The majority of the staff hails from outside government, however, and Chrousos said they bring in a fresh perspective. "When you first come in, naiveté about the government helps because you believe you can change anything."
18F is able to bring in those new perspectives significantly faster than most other government agencies thanks to special hiring authority, but the catch is that there's a limit on how long they can stay -- usually two to four years. Yet Chrousos predicted that built-in churn would also pay dividends.
She likes to point to the Defense Advanced Research Projects Agency as an example. That Department of Defense agency, created in 1958 to drive the development of emerging technologies for the military, limits key staff to five-year terms and "turned out to be one of the most innovative places in government."
Godbout went even further, saying the only way to effect change is to pair workers from outside government with innovators who are already in the agencies.
"There's always going to be friction," he said. "There's no way to avoid that. Let's bring in these methodologies and these new people, but how do we pair them with the innovators that are already here who actually already have some really good ideas and have tried things.
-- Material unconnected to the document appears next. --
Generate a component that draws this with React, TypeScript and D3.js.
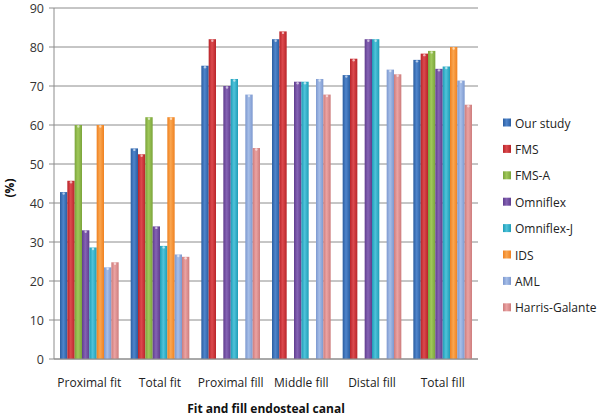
import React, { useEffect, useRef } from "react";
import * as d3 from "d3";

const categories = ["Proximal fit", "Total fit", "Proximal fill", "Middle fill", "Distal fill", "Total fill"];
const seriesNames = ["Our study", "FMS", "FMS-A", "Omniflex", "Omniflex-J", "IDS", "AML", "Harris-Galante"];
const ourStudy = [42.8, 54, 75.2, 82, 72.8, 76.7];
const fms = [45.7, 52.5, 82, 84, 77, 78.3];
const fmsA = [60, 62, null, null, null, 79];
const omniflex = [33, 34, 70, 71.1, 82, 74.4];
const omniflexJ = [28.6, 29, 71.8, 71.1, 82, 75];
const ids = [60, 62, null, null, null, 80];
const aml = [23.5, 26.8, 67.8, 71.8, 74.2, 71.4];
const harrisGalante = [24.8, 26.2, 54.1, 67.8, 73, 65.2];
const yTicks = [0, 10, 20, 30, 40, 50, 60, 70, 80, 90];
const colors = ["#2A5DA0", "#B82429", "#7AA43A", "#5F3D8E", "#1E9DB7", "#EF8120", "#7C98CF", "#CD7C7C"];
const lightColors = ["#4F85CC", "#DC4A4E", "#A0C85A", "#8563B4", "#50C3DA", "#FAA650", "#A6BEE8", "#EBA3A3"];

const allSeries = [ourStudy, fms, fmsA, omniflex, omniflexJ, ids, aml, harrisGalante];

const App = () => {
  const ref = useRef(null);

  useEffect(() => {
    const svg = d3.select(ref.current);
    svg.selectAll("*").remove();

    const left = 54;
    const right = 478;
    const top = 8;
    const bottom = 359;
    const font = "'Open Sans', Calibri, sans-serif";

    const x0 = d3.scaleBand().domain(categories).range([left, right]).paddingInner(0.17).paddingOuter(0.085);
    const x1 = d3.scaleBand().domain(seriesNames).range([0, x0.bandwidth()]).padding(0);
    const y = d3.scaleLinear().domain([0, 90]).range([bottom, top]);

    const defs = svg.append("defs");
    seriesNames.forEach((s, i) => {
      const grad = defs.append("linearGradient").attr("id", "g" + i).attr("x1", "0").attr("x2", "1").attr("y1", "0").attr("y2", "0");
      grad.append("stop").attr("offset", "0%").attr("stop-color", colors[i]);
      grad.append("stop").attr("offset", "45%").attr("stop-color", lightColors[i]);
      grad.append("stop").attr("offset", "100%").attr("stop-color", colors[i]);
    });

    // grid
    svg.append("g")
      .selectAll("line")
      .data(yTicks)
      .join("line")
      .attr("x1", left - 5)
      .attr("x2", right)
      .attr("y1", (d) => y(d))
      .attr("y2", (d) => y(d))
      .attr("stroke", "#8c8c8c")
      .attr("stroke-width", 1);

    svg.append("g")
      .selectAll("text")
      .data(yTicks)
      .join("text")
      .attr("x", 44)
      .attr("y", (d) => y(d) + 4.5)
      .attr("text-anchor", "end")
      .attr("font-family", font)
      .attr("font-size", 12.5)
      .attr("fill", "#333")
      .text((d) => d);

    svg.append("line")
      .attr("x1", left)
      .attr("x2", left)
      .attr("y1", top)
      .attr("y2", bottom)
      .attr("stroke", "#8c8c8c");

    // bars
    const groups = svg.append("g")
      .selectAll("g")
      .data(categories)
      .join("g")
      .attr("transform", (d) => `translate(${x0(d)},0)`);

    groups.selectAll("rect")
      .data((c, ci) => seriesNames.map((s, si) => ({ s, si, v: allSeries[si][ci] })).filter((d) => d.v != null))
      .join("rect")
      .attr("x", (d) => x1(d.s))
      .attr("width", x1.bandwidth())
      .attr("y", (d) => y(d.v))
      .attr("height", (d) => bottom - y(d.v))
      .attr("fill", (d) => `url(#g${d.si})`);

    groups.selectAll("circle")
      .data((c, ci) => seriesNames.map((s, si) => ({ s, si, v: allSeries[si][ci] })).filter((d) => d.v != null))
      .join("circle")
      .attr("cx", (d) => x1(d.s) + x1.bandwidth() / 2)
      .attr("cy", (d) => y(d.v) + 1.5)
      .attr("r", 1.2)
      .attr("fill", "#fff")
      .attr("opacity", 0.6);

    svg.append("line")
      .attr("x1", left)
      .attr("x2", right)
      .attr("y1", bottom)
      .attr("y2", bottom)
      .attr("stroke", "#8c8c8c");

    // category labels
    svg.append("g")
      .selectAll("text")
      .data(categories)
      .join("text")
      .attr("x", (d) => x0(d) + x0.bandwidth() / 2)
      .attr("y", 387)
      .attr("text-anchor", "middle")
      .attr("font-family", font)
      .attr("font-size", 12)
      .attr("fill", "#222")
      .text((d) => d);

    svg.append("text")
      .attr("x", (left + right) / 2)
      .attr("y", 413)
      .attr("text-anchor", "middle")
      .attr("font-family", font)
      .attr("font-size", 12)
      .attr("font-weight", "bold")
      .attr("fill", "#111")
      .text("Fit and fill endosteal canal");

    svg.append("text")
      .attr("transform", "translate(14,188) rotate(-90)")
      .attr("text-anchor", "middle")
      .attr("font-family", font)
      .attr("font-size", 12)
      .attr("font-weight", "bold")
      .attr("fill", "#111")
      .text("(%)");

    // legend
    const legend = svg.append("g")
      .selectAll("g")
      .data(seriesNames)
      .join("g")
      .attr("transform", (d, i) => `translate(503,${123 + i * 26.4})`);

    legend.append("rect")
      .attr("x", 0)
      .attr("y", -4.5)
      .attr("width", 8)
      .attr("height", 8)
      .attr("fill", (d, i) => `url(#g${i})`);

    legend.append("text")
      .attr("x", 12)
      .attr("y", 4.5)
      .attr("font-family", font)
      .attr("font-size", 12)
      .attr("fill", "#222")
      .text((d) => d);
  }, []);

  return (
    <svg
      ref={ref}
      width={600}
      height={420}
      style={{ position: "absolute", left: 0, top: 0, background: "#fff" }}
    ></svg>
  );
};

export default App;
And that's how you scale quickly."
Chrousos, Godbout added, "has been doing that same sort of playbook."
Chrousos, for her part, played down the friction factor. "There's no bad blood between the old guard and the new guard," she said. "I think it's less black and white [than] people think it is." And ultimately, she noted, "good work speaks for itself."
In the short term, Chrousos hopes 18F's good work can meet agency needs, create ripple effects, and "make agencies more agile and more open and more cognizant of the end user." Looking further down the road, however, her goals are more transformative.
"In the very long term ... I hope that 18F is no longer needed in government and that every agency has a digital service team," she said. "At the end of the day, 18F is a platform to bring in smart people in areas where the government has a dearth of that talent. If in 20 years the government needs something it doesn't have, I'm hoping 18F is that platform."